START Records supplied

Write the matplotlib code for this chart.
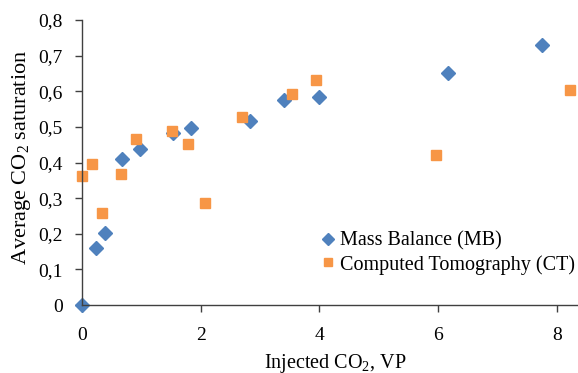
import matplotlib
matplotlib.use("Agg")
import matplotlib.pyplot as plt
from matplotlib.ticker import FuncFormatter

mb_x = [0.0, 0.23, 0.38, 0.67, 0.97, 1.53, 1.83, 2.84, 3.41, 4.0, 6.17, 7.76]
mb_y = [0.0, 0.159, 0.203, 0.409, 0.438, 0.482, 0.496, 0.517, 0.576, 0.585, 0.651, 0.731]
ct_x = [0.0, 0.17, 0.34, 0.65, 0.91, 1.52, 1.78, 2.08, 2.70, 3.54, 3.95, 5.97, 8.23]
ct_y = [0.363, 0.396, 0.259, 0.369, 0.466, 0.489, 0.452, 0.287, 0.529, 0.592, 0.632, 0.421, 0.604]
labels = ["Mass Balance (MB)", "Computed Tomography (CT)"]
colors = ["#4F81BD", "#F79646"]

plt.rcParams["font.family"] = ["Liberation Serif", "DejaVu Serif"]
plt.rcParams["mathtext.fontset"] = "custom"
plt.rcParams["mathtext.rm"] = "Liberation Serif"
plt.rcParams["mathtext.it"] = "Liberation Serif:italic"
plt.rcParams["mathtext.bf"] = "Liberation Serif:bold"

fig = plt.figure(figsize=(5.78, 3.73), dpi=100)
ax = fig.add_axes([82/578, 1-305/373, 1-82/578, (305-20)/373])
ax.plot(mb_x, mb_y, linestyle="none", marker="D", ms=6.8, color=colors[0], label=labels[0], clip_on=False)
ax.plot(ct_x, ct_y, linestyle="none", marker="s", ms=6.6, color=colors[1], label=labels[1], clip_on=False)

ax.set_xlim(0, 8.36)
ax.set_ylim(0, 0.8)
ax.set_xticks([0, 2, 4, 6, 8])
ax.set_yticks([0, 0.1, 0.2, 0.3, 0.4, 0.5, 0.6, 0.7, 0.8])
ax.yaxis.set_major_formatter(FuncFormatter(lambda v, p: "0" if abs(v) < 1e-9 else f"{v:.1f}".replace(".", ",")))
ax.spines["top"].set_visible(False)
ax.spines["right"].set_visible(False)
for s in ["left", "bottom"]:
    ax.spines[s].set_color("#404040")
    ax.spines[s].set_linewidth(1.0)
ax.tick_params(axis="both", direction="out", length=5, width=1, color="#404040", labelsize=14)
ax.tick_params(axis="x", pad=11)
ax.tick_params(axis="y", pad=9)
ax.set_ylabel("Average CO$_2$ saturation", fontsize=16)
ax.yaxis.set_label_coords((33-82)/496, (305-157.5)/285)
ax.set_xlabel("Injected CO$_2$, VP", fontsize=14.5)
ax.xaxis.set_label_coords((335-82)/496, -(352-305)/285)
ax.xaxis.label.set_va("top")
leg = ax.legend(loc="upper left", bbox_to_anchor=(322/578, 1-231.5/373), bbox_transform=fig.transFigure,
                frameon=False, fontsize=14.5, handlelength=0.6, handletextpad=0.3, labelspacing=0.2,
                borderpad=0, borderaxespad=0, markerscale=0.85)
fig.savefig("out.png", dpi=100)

END Records supplied
START Records supplied

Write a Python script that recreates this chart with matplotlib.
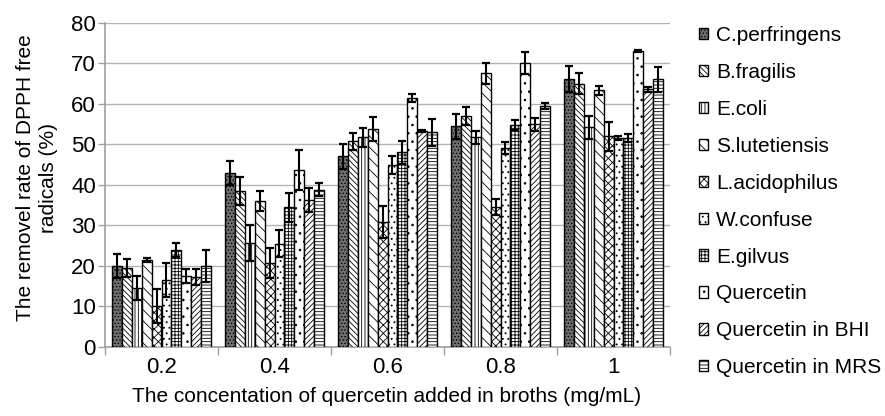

END Records supplied

Make an exact copy of only the lines from the one with "Write the matplotlib code for this chart." through the one with "from matplotlib.ticker import FuncFormatter". Pictures don't belong in it.

Written answer >>
Write the matplotlib code for this chart.
import matplotlib
matplotlib.use("Agg")
import matplotlib.pyplot as plt
from matplotlib.ticker import FuncFormatter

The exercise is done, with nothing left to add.